HFSS enforcement appropriate to local resources
Her words were echoed by the Chartered Trading Standards Institute’s (CTSI) David Pickering, who said when the regulation took effect that its enforcement approach would be “graduated and proportionate.”
“While these regulations are seen as an important public health measure, it will be for local trading standards services to liaise with their public health teams and adopt an approach that is in keeping with the public health priorities in their area,” added Pickering, who is the CTSI’s lead officer for food.
© AdobeStock/Nadezhda Kozhedub
The HFSS placement legislation specifically applies to retail stores over 185.8 square metres (2,000 square feet) with 50 employees or more.
According to UK government guidelines, failure to adhere to the regulations could result in firms being issued with an improvement notice and later a fixed monetary penalty if compliance is not achieved.
But the HFSS legislation by location is just one part of the puzzle as 1 October 2023 sees the delayed introduction of restrictions banning the promotion of HFSS products via buy-one-get-one-free schemes.
The government has come under fierce criticism by the food and drink industry, who have urged them to abandon these plans, arguing they will affect companies and consumers already struggling in the cost of living crisis. However, at the time of writing the plans will be rolled out in later this year.
“Supermarkets have a vital role to play in improving food environments to help consumers make healthier and more sustainable food purchases,” said The European Consumer Organisation’s (BEUC) Food Policy expert Emma Calvert.
“They can push consumers towards certain purchases through many levers such as price promotions, placement in strategic locations as well as determining the available food offer.
Steps in moving towards a healthier retail environment
Calvert pointed out that the UK legislation sought to ensure that prominent selling locations such as the check-out or end-of-aisles were reserved for healthier options and was therefore a “ground-breaking” and “important” step in moving towards a healthier retail environment for shoppers.
She added it was a shame that it appeared that retailers are flouting these rules and authorities were not cracking down on these infringements.
“You can have the best laws in Europe, but without properly resourced enforcement, it’s for naught,” she said.
“No single action on unhealthy food environments is going to solve all the problems of our current food environment.
“We need multiple actions on multiple fronts to tackle the numerous issues with the food system. But we should, at the very least, make sure that the rules we do have are being adhered to.”

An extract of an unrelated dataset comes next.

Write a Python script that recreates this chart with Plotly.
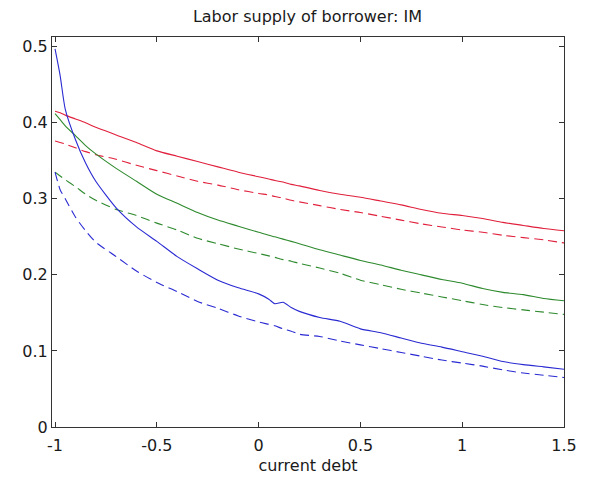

October will be another eventful month for this legislation as the UK government is now pressing ahead with a ban on adverts for HFSS foods before 9pm as well as a sweeping ban on HFSS advertising online in October 2025.
In the latest consultation by the Department of Health and Social Care, and Department for Digital, Culture, Media & Sport, it stated that the government had drafted a final policy for introducing these advertising restrictions.
It was now gathering views on the draft Advertising (Less Healthy Food Definitions and Exemptions) Regulations 2022 to complement the primary legislation.